Tatty Hennessy’s script is outrageously funny and deeply moving. I am forever going to be amazed at writers who can carefully balance emotions on a knife’s edge and know when to flick them off to achieve the greatest impact. A Hundred Words For Snow manages to capture a genuine teenage voice we see far too little of on stage. An unlikely hero whose new life experiences blend seamlessly and often hilariously with the unfolding narrative.
Director Lucy Jane Atkinson has given a heavy topic a sense of lightness. Even on a small stage, we can feel the production breathe and take up space far beyond the confines of the performance space.
The set design by Christianna Mason is ingenious, creating a landscape which reflects the explorer spirit and is downright beautiful.
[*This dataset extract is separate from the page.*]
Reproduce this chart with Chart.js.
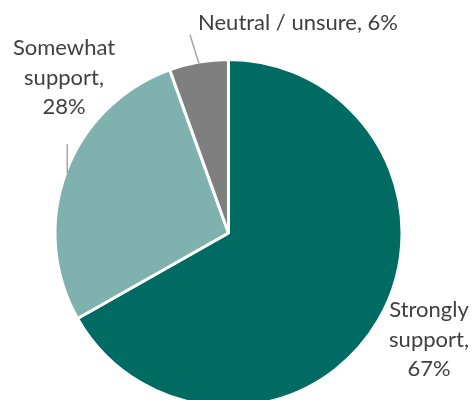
<!DOCTYPE html>
<html>
<head>
<meta charset="utf-8">
<script src="https://cdn.jsdelivr.net/npm/chart.js@4/dist/chart.umd.min.js"></script>
<style>
  html, body { margin: 0; padding: 0; background: #fff; overflow: hidden; }
  #wrap { width: 475px; height: 410px; position: relative; }
</style>
</head>
<body>
<div id="wrap"><canvas id="pie"></canvas></div>
<script>
// data, clockwise from 12 o'clock
const categories = ["Strongly support", "Somewhat support", "Neutral / unsure"];
const shares = [66.8, 27.7, 5.5];
const colors = ["#006B62", "#7FB2AF", "#7F7F7F"];

// label placement (Excel "best fit" look)
const labelLines = [
  ["Strongly", "support,", "{p}"],
  ["Somewhat", "support,", "{p}"],
  ["Neutral / unsure, {p}"]
];
const labelPos = [
  { x: 429, y: 310 },
  { x: 64, y: 48 },
  { x: 298, y: 23 }
];
// leader line: from arc midpoint, offset to the label end (null = none)
const leaders = [null, { dx: 0, dy: -29 }, { dx: -9, dy: -29 }];

const labelPlugin = {
  id: "labels",
  afterDraw(chart) {
    const ctx = chart.ctx;
    const arcs = chart.getDatasetMeta(0).data;
    ctx.save();
    // leader lines
    ctx.strokeStyle = "#A6A6A6";
    ctx.lineWidth = 1.5;
    arcs.forEach((arc, i) => {
      if (!leaders[i]) return;
      const p = arc.getProps(["x", "y", "startAngle", "endAngle", "outerRadius"]);
      const mid = (p.startAngle + p.endAngle) / 2;
      const r = p.outerRadius - 1.5;
      const x0 = p.x + Math.cos(mid) * r;
      const y0 = p.y + Math.sin(mid) * r;
      ctx.beginPath();
      ctx.moveTo(x0, y0);
      ctx.lineTo(x0 + leaders[i].dx, y0 + leaders[i].dy);
      ctx.stroke();
    });
    // text
    ctx.fillStyle = "#404040";
    ctx.font = "22px Lato";
    ctx.textAlign = "center";
    ctx.textBaseline = "middle";
    categories.forEach((c, i) => {
      const pct = Math.round(shares[i]) + "%";
      labelLines[i].forEach((line, k) => {
        ctx.fillText(line.replace("{p}", pct), labelPos[i].x, labelPos[i].y + k * 29.5);
      });
    });
    ctx.restore();
  }
};

new Chart(document.getElementById("pie"), {
  type: "pie",
  data: {
    labels: categories,
    datasets: [{
      data: shares,
      backgroundColor: colors,
      borderColor: "#ffffff",
      borderWidth: 3,
      hoverOffset: 0,
      offset: 0
    }]
  },
  options: {
    responsive: true,
    maintainAspectRatio: false,
    animation: false,
    events: [],
    layout: {
      padding: { left: 53.5, right: 71.5, top: 58, bottom: 2 }
    },
    plugins: {
      legend: { display: false },
      tooltip: { enabled: false }
    }
  },
  plugins: [labelPlugin]
});
</script>
</body>
</html>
Every time something was pulled from a little cubby or out of a chest, my heart jumped like a child on an Easter egg hunt.
Lighting Designer Lucy Adams’ use of dark blue aids the show in its moments of silence and reflection, and Sound Designers Mark Sutcliffe and Annie May Fletcher give direction to the play without it being overbearing, creating a shifting soundscape fit for an adventure.
A Hundred Words For Snow is a love letter to the theatre, to explorers and, of course, to the North Pole. It made me feel genuinely good and hopeful that there are people out there who care about our environment and those people close to us. I still find tears suddenly dripping down my face, and I must have looked a right state crying into the miso soup I grabbed on the way home as a quick dinner.
I very much hope you leave A Hundred Words For Snow and take a moment to stand still, look up into the sky, feel the whole earth holding you up and be your own North Pole.